'The Vatican Tapes' radically deviates from the possession-movie formula, but only when it's far too late
The Vatican Tapes Lionsgate
Director: Mark Neveldine
Screenplay: Christopher Borrelli and Michael C. Martin
Starring: Olivia Taylor Dudley, Michael Peña, Dougray Scott, John Patrick Amedori, Peter Andersson, Kathleen Robertson and Djimon Hounsou
Rated PG-13 / 1 hour, 31 minutes
July 24, 2015
(out of four)
I'm not sure I've ever seen a movie bury the lede quite like The Vatican Tapes does. It's kind of astonishing. This is a movie with a big narrative idea that it inexplicably withholds until the final five minutes. It's not an idea that works as a climax to a story - only as a setup, or as a story unto itself. And yet the filmmakers tack it on as an exclamation point.
I assume the plan was to use the film's epilogue as a jumping-off point for the (unlikely-to-happen) sequel, but honestly you could discard virtually all of what comes beforehand without missing anything. First, because all of what comes beforehand is terrible. And second, because it's such a basic rendition of a possession/exorcism story we've seen a billion times already, there's no essential information or context gained from seeing it all play out. The final five minutes of The Vatican Tapes are pretty much the entire point, to the extent that everything leading up to it is unnecessary. The final five minutes should have been the whole movie. The first 80 minutes could have been addressed in a prologue, or a few brief flashbacks - if that. Instead, we're subjected to another junk thriller about demonic possession that delays this pearl of an idea hiding in the back of the last reel.
What a waste. Why hold back on your best material until the very end? (Again, I say this on the assumption that a sequel was intended, in order to explore the climactic development further. If not, then the film is an even bigger miscalculation than I thought.)
Needless to say, I have to constrain my thoughts to the bulk of the film instead of the much more interesting detour it takes at the end, but let's just say there's not much to see here: Boy meets girl. Girl meets girl's dad. Girl gets possessed by demonic spirit. Girl meets priest. Priest performs exorcism. The end.

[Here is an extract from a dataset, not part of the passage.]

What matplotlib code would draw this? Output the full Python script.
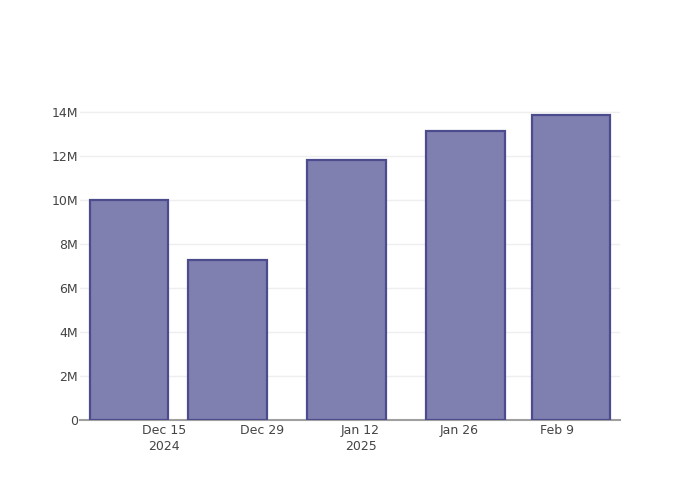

It's the missing part between the exorcism and the "the end" that stands out, as much for the ballsiness of the narrative direction as for the hastiness with which it's executed. The most exciting thing about it is that it suggests an entirely different kind of movie altogether. I'd almost argue there needn't have been an exorcism storyline at all - it's superfluous prologue to what it's all leading up to. This is, without giving too much away, a kind of origin story, but one that focuses only on the boring and irrelevant backstory details.
Imagine a Spider-Man movie that focuses entirely on the spider bite, with Spidey only showing up in the last five minutes as a mere afterthought. The Vatican Tapes is a little like that.
The afflicted, as is almost always the case in these movies (that's a whole other discussion), is a young woman, Angela (Olivia Taylor Dudley), who right around the time of her 27th birthday begins to exhibit strange, disturbing behaviors that bring harm both to herself and others. At her side are her live-in boyfriend Pete (John Patrick Amedori) and her devout father (Dougray Scott), who loves his daughter but disapproves of her lifestyle. (Naturally, Pete and Dad don't always get along so well.)
Help comes in the form of a kindly priest, Father Lozano (Michael Peña) and a skeptical shrink, Dr. Richards (Kathleen Robertson), but we all know where this is going from the start. Nothing of Angela's experience is new or revealing.
If this movie does one thing consistently, it's waste every bit of potential it has at its disposal (not least, the aforementioned epilogue). This is a film seemingly comfortable with giving the smallest and most inconsequential role to the best actor in the entire cast, Djimon Hounsou, a high-ranking priest and exorcist who shows up at the very beginning and again at the end. You recognize a good movie because it gets all it can out of its assets. You know a bad movie, like this one, because it has a great actor on its hands and has no idea what to do with him.
The Vatican Tapes is Mark Neveldine's first solo feature after co-directing four films (including Crank and Crank: High Voltage) with Brian Taylor. The washed-out video aesthetic remains here, and his always-nimble camera energizes certain scenes that would otherwise be of little interest. But either he or the studio grossly miscalculated what was worthwhile about this story. They grossly miscalculated almost everything, for that matter. There is a sequence that takes place during the exorcism that, I swear this is true, is basically a rehash of Dr. Leslie Nielsen's egg scene from Airplane! It is unavoidably, yet unintentionally, hilarious. I'm sure the filmmakers would love to have generated comparisons to a classic movie from a few decades ago, but somehow I don't think that was the one they had in mind.